Apropos of nothing, when studying A level physics I remember my teacher giving the class a question about tyre wear, based on the level of tread on a new tyre and the level at which it needed replacing. Basically, you end up seeing that evey revolution of the tyre it loses 1 molecule of thickness. (there are a whole series of caveats along with that, but it was quite an interesting one to learn at the time)

reeac

WTFH wrote: »

Would it be higher wear? I'm not certain. Also depending on the car's aerodynamics, will the car have more or less downforce at higher speeds.

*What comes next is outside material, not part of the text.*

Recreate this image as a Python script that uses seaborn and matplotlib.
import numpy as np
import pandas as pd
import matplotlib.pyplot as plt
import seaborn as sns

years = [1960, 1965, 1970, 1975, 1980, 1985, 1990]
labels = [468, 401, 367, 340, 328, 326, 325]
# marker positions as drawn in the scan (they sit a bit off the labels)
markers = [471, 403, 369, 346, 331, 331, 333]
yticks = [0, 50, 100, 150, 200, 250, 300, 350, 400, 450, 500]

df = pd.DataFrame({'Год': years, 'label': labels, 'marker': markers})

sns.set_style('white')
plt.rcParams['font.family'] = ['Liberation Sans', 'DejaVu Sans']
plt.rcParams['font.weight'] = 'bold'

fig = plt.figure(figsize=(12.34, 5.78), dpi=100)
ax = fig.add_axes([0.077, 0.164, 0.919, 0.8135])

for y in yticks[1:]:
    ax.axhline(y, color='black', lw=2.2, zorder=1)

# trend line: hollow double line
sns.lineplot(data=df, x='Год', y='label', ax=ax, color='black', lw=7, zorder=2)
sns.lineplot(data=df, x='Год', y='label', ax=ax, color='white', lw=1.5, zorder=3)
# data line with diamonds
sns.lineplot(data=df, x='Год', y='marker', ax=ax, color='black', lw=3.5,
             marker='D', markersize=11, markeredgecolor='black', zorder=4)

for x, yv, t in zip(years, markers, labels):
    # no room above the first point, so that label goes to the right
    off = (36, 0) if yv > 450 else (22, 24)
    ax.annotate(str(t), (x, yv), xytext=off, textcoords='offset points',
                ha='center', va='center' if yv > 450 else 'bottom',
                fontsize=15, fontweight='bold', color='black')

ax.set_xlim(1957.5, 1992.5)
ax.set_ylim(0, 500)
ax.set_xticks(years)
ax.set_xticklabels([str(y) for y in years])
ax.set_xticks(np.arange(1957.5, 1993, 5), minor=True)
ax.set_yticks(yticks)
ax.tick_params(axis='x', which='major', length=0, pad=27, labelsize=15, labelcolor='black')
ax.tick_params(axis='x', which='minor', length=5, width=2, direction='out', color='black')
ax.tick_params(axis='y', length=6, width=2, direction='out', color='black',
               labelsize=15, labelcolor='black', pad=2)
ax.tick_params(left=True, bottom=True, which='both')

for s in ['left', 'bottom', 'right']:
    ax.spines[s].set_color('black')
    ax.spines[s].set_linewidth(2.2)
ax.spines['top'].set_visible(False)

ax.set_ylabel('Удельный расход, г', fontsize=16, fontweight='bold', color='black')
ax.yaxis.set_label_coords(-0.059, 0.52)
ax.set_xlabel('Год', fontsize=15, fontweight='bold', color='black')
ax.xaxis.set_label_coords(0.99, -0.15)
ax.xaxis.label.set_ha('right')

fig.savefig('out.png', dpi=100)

Apropos of nothing, when studying A level physics I remember my teacher giving the class a question about tyre wear, based on the level of tread on a new tyre and the level at which it needed replacing. Basically, you end up seeing that evey revolution of the tyre it loses 1 molecule of thickness. (there are a whole series of caveats along with that, but it was quite an interesting one to learn at the time)

I agree with that result - did the calculation myself once [a long time ago].

accidentalspender

bsms1147 wrote: »

With the hypothetical scenario proposed, the car traveling at 30mph will use three times the fuel as the one travelling at 90mph, minus whatever things you want to factor in, such as air resistance.

I doubt the air resistance (and other unaccounted for factors) could treble the fuel-use of the 90mph option so that it matched the fuel use for the 30mph option.

Above is the short answer. I read down the thread up until this post to check I wasn't repeating anyone. The average car will experience roughly 30 times as much drag at 90 vs 30MPH;

BUT...

Aerodynamic drag is only one of the inefficiencies of a car. Amongst others is heat production, engine & transmission friction, electrical ancillaries' drag, road wheel friction, etc. All of these are experienced by both cars.

AND...

There is the stoichiometric fuel/air mix aspect. Petrol engines need a certain ratio of fuel to air injected into the cylinder per engine cycle to produce an output. The graph of fuel injected to power produced is not linear. Diesel's stoichiometric mix is more favourable, hence their suitability for motorway cruising, but that's a different lecture.

AND...

With the above in mind, the 30MPH car's engine will have turned over 240,000 times more than the 90MPH car in the same journey. Every time it turns over, it has fuel injected & experiences all the same inefficiencies as the 90MPH car, other than air resistance.

westwood68

For anyone who thinks that Air Resistance is *not* the major factor in assessing the max sped of a vehicle; I suggest you all watch this:-
http://www.channel4.com/programmes/speed-with-guy-martin/4od

"Guy attempts, with the help of slipstreaming, to break the British record for outright speed on a bicycle: an incredible 110mph. Guy recruits an unlikely team made up of a truck racer, an Olympic gold medallist, a bicycle builder and a design engineer more used to working on next-generation military aircraft.

Together they work out how to modify a 1000-horsepower racing lorry to create a large enough slipstream for Guy to cycle in, and build a unique bicycle gearing system capable of triple-figure speeds."

The *only* resistance removed in this case is air resistance. All other factors stay the same (including all mechanical resistance). In fact for the final attempt, the rolling resistance is increased by quite a margin as the attempt is made on sand rather than a smooth road.